主治医生一边高声骂我,一边帮我填住院登记卡。他显得气势汹汹,试图用这样的方式掩饰自己的心软。他不想显得心软。可是其实我知道他是心软的。他今天见到我几乎落泪了,我想他一定是以为我已经死了。他还同意让我住院,一定是怕把我再放出去,很快就真的死了。其实我住下来也可能很快就死,所以对我来说,其实是一样的。

“王大夫,我同意做化疗了。”

“嗯?”他抬起头,从眼镜上方看着我。

“我同意做化疗了。”我又说了一遍。

“想通了?”

“嗯。”

“不怕掉头发了?”

“不怕了。”

“这就对了。”他一副如释重负的神情,“头发掉了毕竟是小事。积极治疗,好了以后,头发还能再长。”

“无所谓了。”我说。

“怎么想通了的?”

“我出了一趟远门。去找一个人,去走他走过的路,去问他一个问题。”

“谁啊?”主治医生放下心,又低下头,一边飞速写着密码一样的字,一边有一搭没一搭地和我说着话。

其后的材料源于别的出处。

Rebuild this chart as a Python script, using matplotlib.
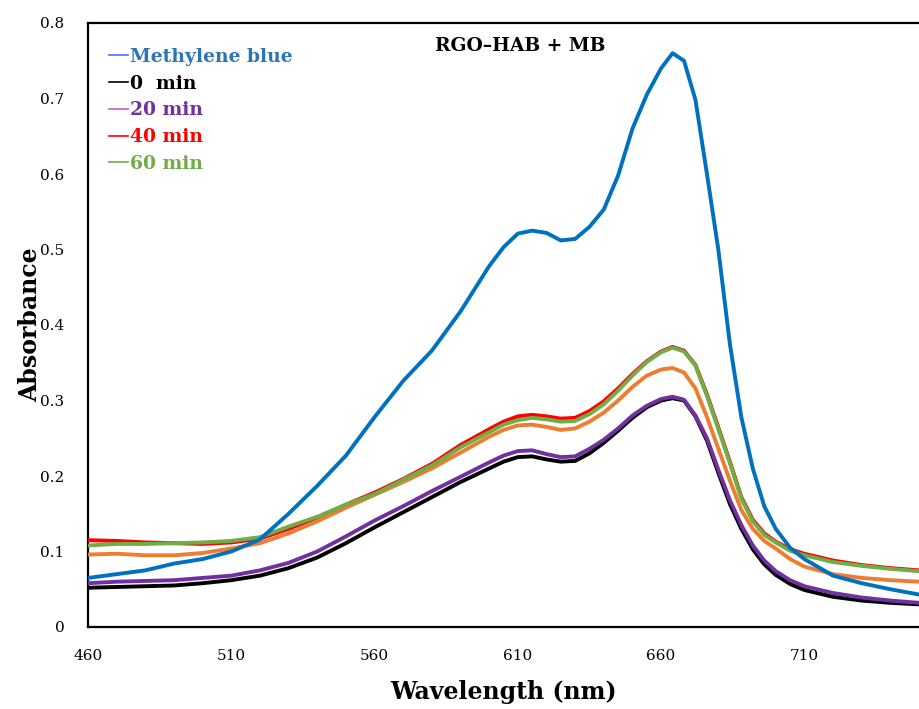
import matplotlib
matplotlib.use("Agg")
import matplotlib.pyplot as plt
from matplotlib.lines import Line2D

wavelength = [460, 470, 480, 490, 500, 510, 520, 530, 540, 550, 560, 570, 580, 590, 600,
              605, 610, 615, 620, 625, 630, 635, 640, 645, 650, 655, 660,
              664, 668, 672, 676, 680, 684, 688, 692, 696, 700,
              705, 710, 720, 730, 740, 750]

methylene_blue = [0.065, 0.070, 0.075, 0.084, 0.090, 0.100, 0.116, 0.150, 0.187, 0.227, 0.278, 0.326, 0.366, 0.418, 0.478,
                  0.503, 0.521, 0.525, 0.522, 0.512, 0.514, 0.530, 0.553, 0.598, 0.660, 0.705, 0.740,
                  0.760, 0.750, 0.698, 0.600, 0.499, 0.375, 0.278, 0.210, 0.160, 0.130,
                  0.105, 0.090, 0.068, 0.058, 0.050, 0.043]

min0 = [0.052, 0.053, 0.054, 0.055, 0.058, 0.062, 0.068, 0.078, 0.092, 0.111, 0.132, 0.152, 0.172, 0.192, 0.210,
        0.219, 0.225, 0.226, 0.222, 0.219, 0.220, 0.230, 0.244, 0.260, 0.277, 0.291, 0.300,
        0.303, 0.300, 0.279, 0.247, 0.204, 0.163, 0.130, 0.103, 0.083, 0.069,
        0.057, 0.049, 0.040, 0.035, 0.032, 0.030]

min20 = [0.058, 0.060, 0.061, 0.062, 0.065, 0.068, 0.075, 0.085, 0.100, 0.120, 0.141, 0.160, 0.180, 0.199, 0.218,
         0.227, 0.233, 0.234, 0.229, 0.225, 0.226, 0.236, 0.248, 0.263, 0.280, 0.293, 0.302,
         0.305, 0.301, 0.280, 0.250, 0.208, 0.168, 0.135, 0.108, 0.088, 0.074,
         0.062, 0.054, 0.045, 0.039, 0.035, 0.032]

min40 = [0.115, 0.114, 0.112, 0.111, 0.110, 0.112, 0.117, 0.130, 0.145, 0.162, 0.178, 0.196, 0.216, 0.241, 0.262,
         0.272, 0.279, 0.281, 0.279, 0.276, 0.277, 0.286, 0.299, 0.316, 0.335, 0.352, 0.365,
         0.371, 0.366, 0.347, 0.308, 0.264, 0.219, 0.172, 0.142, 0.124, 0.113,
         0.103, 0.097, 0.088, 0.082, 0.078, 0.075]

extra = [0.096, 0.097, 0.095, 0.095, 0.098, 0.104, 0.111, 0.124, 0.140, 0.158, 0.175, 0.192, 0.210, 0.231, 0.252,
         0.261, 0.267, 0.268, 0.265, 0.261, 0.263, 0.272, 0.284, 0.300, 0.318, 0.333, 0.341,
         0.343, 0.337, 0.316, 0.278, 0.236, 0.194, 0.155, 0.130, 0.114, 0.104,
         0.090, 0.080, 0.070, 0.065, 0.062, 0.060]

min60 = [0.108, 0.110, 0.110, 0.111, 0.112, 0.114, 0.119, 0.133, 0.146, 0.162, 0.176, 0.195, 0.214, 0.238, 0.258,
         0.268, 0.274, 0.277, 0.275, 0.272, 0.273, 0.282, 0.295, 0.313, 0.333, 0.351, 0.364,
         0.370, 0.365, 0.346, 0.306, 0.262, 0.217, 0.170, 0.140, 0.122, 0.112,
         0.101, 0.095, 0.086, 0.081, 0.077, 0.074]

legend_labels = ["Methylene blue", "0  min", "20 min", "40 min", "60 min"]
x_ticks = [460, 510, 560, 610, 660, 710]
y_ticks = [0, 0.1, 0.2, 0.3, 0.4, 0.5, 0.6, 0.7, 0.8]
y_tick_labels = ["0", "0.1", "0.2", "0.3", "0.4", "0.5", "0.6", "0.7", "0.8"]

SERIF = "DejaVu Serif"

fig = plt.figure(figsize=(9.19, 7.09), dpi=100)
ax = fig.add_axes([88 / 919, 82 / 709, 1 - 88 / 919, 604 / 709])

lw = 2.8
ax.plot(wavelength, min0, color="#000000", lw=lw, zorder=2)
ax.plot(wavelength, min20, color="#7030A0", lw=lw, zorder=3)
ax.plot(wavelength, min40, color="#FF0000", lw=lw, zorder=4)
ax.plot(wavelength, extra, color="#ED7D31", lw=lw, zorder=5)
ax.plot(wavelength, min60, color="#70AD47", lw=lw, zorder=6)
ax.plot(wavelength, methylene_blue, color="#0070C0", lw=lw, zorder=7)

ax.set_xlim(460, 750)
ax.set_ylim(0, 0.8)
ax.set_xticks(x_ticks)
ax.set_xticklabels([str(t) for t in x_ticks], fontfamily=SERIF, fontsize=11)
ax.set_yticks(y_ticks)
ax.set_yticklabels(y_tick_labels, fontfamily=SERIF, fontsize=11)
ax.tick_params(axis="both", length=0)
ax.tick_params(axis="x", pad=16)
ax.tick_params(axis="y", pad=17)

for s in ["left", "bottom", "top"]:
    ax.spines[s].set_linewidth(1.6)
ax.spines["right"].set_visible(False)

ax.set_xlabel("Wavelength (nm)", fontfamily=SERIF, fontsize=17, fontweight="bold", labelpad=12)
ax.set_ylabel("Absorbance", fontfamily=SERIF, fontsize=17, fontweight="bold")
ax.yaxis.set_label_coords((42 - 88) / 831, 0.5)

ax.text((520 - 88) / 831, (627 - 46) / 604, "RGO\u2013HAB + MB", transform=ax.transAxes,
        ha="center", va="center", fontfamily=SERIF, fontsize=13.5, fontweight="bold")

handle_colors = ["#5B6CF0", "#000000", "#C060C0", "#FF0000", "#70AD47"]
text_colors = ["#2E75B6", "#000000", "#7030A0", "#FF0000", "#70AD47"]
handles = [Line2D([0], [0], color=c, lw=1.2) for c in handle_colors]
leg = ax.legend(handles, legend_labels, loc="upper left", bbox_to_anchor=(0.005, 0.987),
                frameon=False, handlelength=1.0, handletextpad=0.12, labelspacing=0.47,
                labelcolor=text_colors,
                prop={"family": SERIF, "weight": "bold", "size": 13.5})

fig.savefig("out.png", dpi=100)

“一个了不起的人。一个用尽一辈子去了解我们脚下土地的人。”“哟,这么神秘,谁呀?”

“我的旅伴。”

“你的旅伴是谁啊?”

“我的旅伴就是我的旅伴。”

“没法跟你说话。”他又好气又好笑地说,“跟我闺女一样,竟说些不知所云的话。你说你好歹也是名校高材生,怎么也跟中学小女生似的?”

“我是说真的。”我认真地说。

“哦?那你找到了吗?”

“找到了。不过到他公寓的时候,正好赶上他心脏病突发,正捂着胸口喘粗气。我打电话叫了救护车,可是没用,他还是去世了。”

主治医生这一下停了下来,相当惊愕地看着我。我眼前仍然有那个夜晚,那最后的相遇,那匆匆忙忙的惊恐中的会面,还有回国后在他亲戚家将骨灰盒摆上茶几时手指颤抖的瞬间。我不想叙述这一切,还好主治医生并没有多问。

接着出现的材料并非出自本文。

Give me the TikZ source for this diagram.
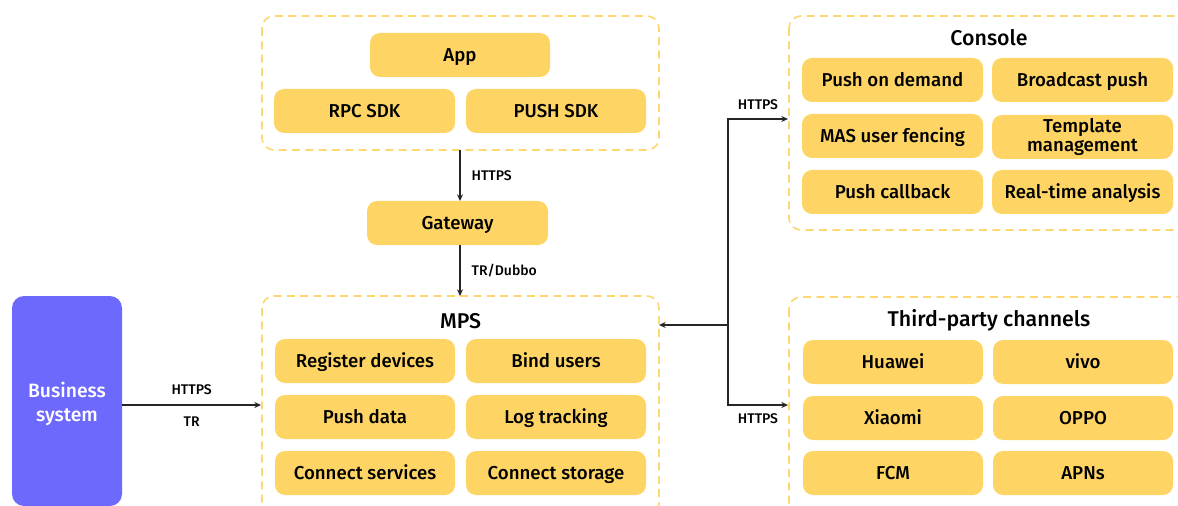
\documentclass[tikz,border=0pt]{standalone}
\usepackage{fontspec}
\setmainfont{Fira Sans}[BoldFont={Fira Sans Medium}]
\usetikzlibrary{arrows.meta}
\definecolor{cellyellow}{HTML}{FED565}
\definecolor{framey}{HTML}{FDD872}
\definecolor{bizpurple}{HTML}{6D69FD}
\tikzset{
  cell/.style={fill=cellyellow, rounded corners=7.5pt, inner sep=0pt,
    font=\bfseries\fontsize{14}{13.5}\selectfont, align=center,
    text height=11.4pt, text depth=1.2pt},
  frame/.style={draw=framey, line width=1.3pt, dash pattern=on 6pt off 4pt,
    rounded corners=9pt},
  ttl/.style={font=\bfseries\fontsize{16}{18}\selectfont},
  lbl/.style={font=\bfseries\fontsize{10.5}{12}\selectfont},
  conn/.style={draw=black!85, line width=0.8pt, -{Stealth[length=5pt,width=4.5pt]}},
}
\newcommand{\cellat}[5]{% name, x1, y1, x2, y2, text follows
  \node[cell, minimum width={(#4-#2)*0.75pt}, minimum height={(#5-#3)*0.75pt}]
    (#1) at ({(#2+#4)/2},{(#3+#5)/2})}
\begin{document}
\begin{tikzpicture}[x=0.75pt,y=-0.75pt]
\useasboundingbox (0,0) rectangle (1178,506);

% client side frame
\draw[frame] (262,16) rectangle (659,150);
\coordinate (clientS) at (460,150);
\cellat{app}{370}{33}{550}{77} {App};
\cellat{rpc}{274}{89}{455}{133} {RPC SDK};
\cellat{pushsdk}{466}{89}{646}{133} {PUSH SDK};

% gateway
\cellat{gw}{367}{201}{548}{245} {Gateway};
\coordinate (gwN) at (460,201);
\coordinate (gwS) at (460,245);

% MPS frame
\draw[frame] (262,296) rectangle (659,516);
\coordinate (mpsN) at (460,296);
\coordinate (mpsE) at (659,325);
\coordinate (mpsW) at (261,405);
\node[ttl] (mps) at (460.5,321) {MPS};
\cellat{reg}{275}{339}{455}{383} {Register devices};
\cellat{bind}{466}{339}{646}{383} {Bind users};
\cellat{pdata}{275}{395}{455}{439} {Push data};
\cellat{logt}{466}{395}{646}{439} {Log tracking};
\cellat{csvc}{275}{451}{455}{495} {Connect services};
\cellat{cstore}{466}{451}{646}{495} {Connect storage};

% business system
\node[fill=bizpurple, rounded corners=9pt, minimum width={110*0.75pt},
  minimum height={210*0.75pt}] (biz) at (67,401) {};
\node[text=white, align=center, font=\bfseries\fontsize{14.5}{18}\selectfont]
  (bizlabel) at (67,404) {Business\\system};

% console frame
\draw[frame] (789,16) rectangle (1195,230);
\coordinate (conW) at (788,119);
\node[ttl] (console) at (989,38) {Console};
\cellat{pod}{802}{58}{983}{102} {Push on demand};
\cellat{bcast}{992}{58}{1173}{102} {Broadcast push};
\cellat{fence}{802}{114}{983}{158} {MAS user fencing};
\node[cell, text height=, text depth=, minimum width={181*0.75pt},
  minimum height={44*0.75pt}] (tmpl) at (1082.5,137)
  {Template\\[0.5pt]management};
\cellat{cb}{802}{170}{983}{214} {Push callback};
\cellat{rta}{992}{170}{1173}{214} {Real-time analysis};

% third-party frame
\draw[frame] (789,297) rectangle (1195,516);
\coordinate (tpW) at (788,405);
\node[ttl] (third) at (989,320) {Third-party channels};
\cellat{hw}{803}{340}{983}{384} {Huawei};
\cellat{vivo}{993}{340}{1173}{384} {vivo};
\cellat{xm}{803}{396}{983}{440} {Xiaomi};
\cellat{oppo}{993}{396}{1173}{440} {OPPO};
\cellat{fcm}{803}{451}{983}{495} {FCM};
\cellat{apns}{993}{451}{1173}{495} {APNs};

% connectors
\draw[conn] (clientS) -- (gwN)
  node[lbl, pos=0.5, right=5pt] {HTTPS};
\draw[conn] (gwS) -- (mpsN)
  node[lbl, pos=0.5, right=5pt] {TR/Dubbo};
\draw[conn] (biz.east |- mpsW) -- (mpsW)
  node[lbl, pos=0.5, above=4pt] {HTTPS}
  node[lbl, pos=0.5, below=5pt] {TR};
\coordinate (hub) at (728,325);
\draw[conn] (hub) -- (mpsE);
\draw[conn] (hub) |- (conW)
  node[lbl, pos=0.75, above=3pt] {HTTPS};
\draw[conn] (hub) |- (tpW)
  node[lbl, pos=0.75, below=3pt] {HTTPS};
\end{tikzpicture}
\end{document}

“回来就好啊。”他沉吟了一会儿,叹口气说,“好好治病。”

我点点头,乖乖地跟在他身后,向病房走去,手里夹着脸盆拖鞋病号服。

“可以看书写字吗?”我问。

“最好多休息。”

“可是我只有这最后几个月的时间了,我的论文还没写完呢。”

“别说这么丧气的话。”他转过身,向我怒气冲冲地吼着,“你自己都不想治好,故意砸我们饭碗来的是吧?”

我抿了抿嘴,点了点头。能写到哪儿算哪儿吧,只能这样了。我把脸盆拖鞋放在病床旁边,换上衣服,掏出背包里的四五本书,偷偷塞进抽屉。我要抓紧时间,趁人不注意的时候。

我仍然忘不了那个晚上最后的时刻,当老人弥留之际,呼吸已经平静下来,眼睛仍然意识清醒地四处环视的时候,我问他想要什么,他的目光投向书桌上摊开的纸,我去拿了过来,上面是他没有完成的研究手稿。我问他为什么到这个时候还要写,终点就要到了,写了又能走到哪里呢,写了能改变这个国度吗。他已经说不出话了,但他伸出两个手指,做了个交替向前的动作,做到一半,手指就坠落了下去。

能走到哪儿就走到哪儿吧。走到哪儿,哪儿就是远方。这是我的理解,我不知道对不对,但我已经永远无法求证。